We wanted to continue to update you on new developments over the past few months in matters related to the estate tax.

  • Despite reports stating that an estate tax deal was imminent, on May 18, Senate negotiators said that an agreement regarding estate taxes was on the verge of collapse after a majority of the Democratic caucus expressed concerns about voting for an expensive tax cut for wealthy families. Senate Finance Commissioner Max Baucus (D-Mont.) said “there is no agreement on the estate tax in either substance or process. None whatsoever.” Lobbyists said they believed the deal would have resulted in a top tax rate of 35 percent with a $5 million exemption level for individuals ($10 million for couples), with both figures indexed for inflation. They also believed it would have eliminated the chances of a retroactive estate tax increase.
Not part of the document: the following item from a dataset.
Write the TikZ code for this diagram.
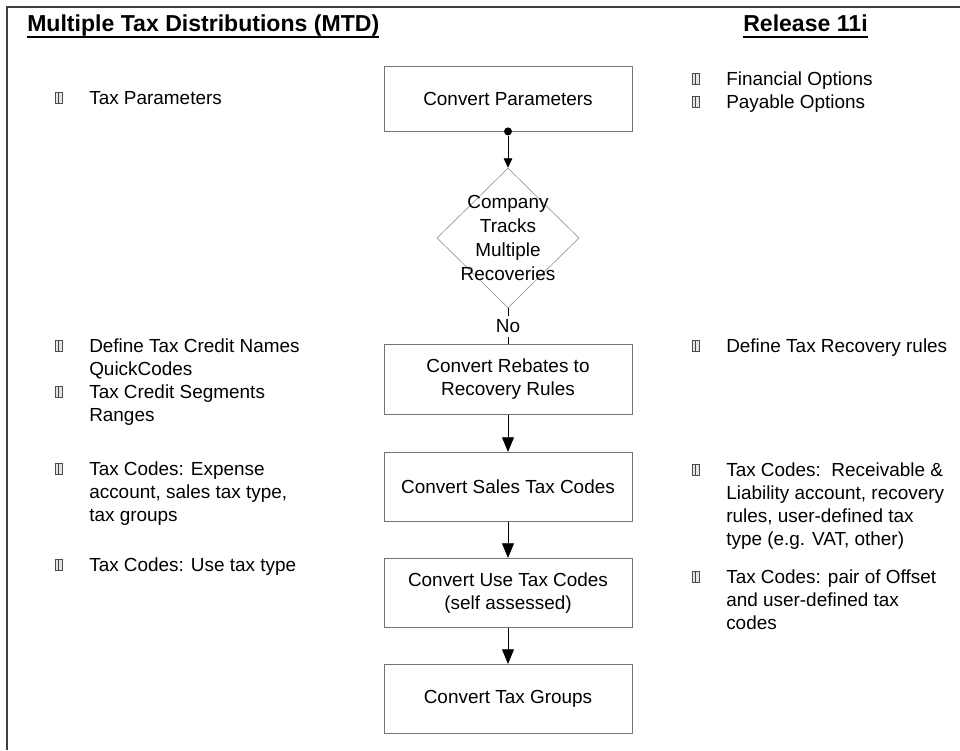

  • We previously wrote about bills being filed in both the Florida House and Senate in February, 2010 to impose a Florida estate tax on non-residents who own real or personal property in Florida and who reside in states that tax Florida residents who own property in those states. If enacted, the law would have been effective July 1, 2010. Both bills died in committee on April 30.
  • In New York, an amended version of a bill was recently introduced to amend the estates, powers and trusts law to deal with certain formula clauses in Wills and trusts for estates of decedents dying in 2010. The amended bill provides, in essence, that for decedents dying in 2010, a formula clause in a dispositive instrument providing for a bequest of the maximum amount that can pass free of federal estate or GST taxes, shall be construed with respect to the law in effect for decedents dying on December 31, 2009. While we encourage all clients to review their planning documents in light of repeal, this bill could serve as a backstop for those clients who have documents drafted with formula clauses that are not applicable as a result of the estate tax repeal.
  • A similar bill was introduced in the New Jersey Senate on May 20 to clarify the interpretation of certain formula clauses in Wills and trusts executed before 2010.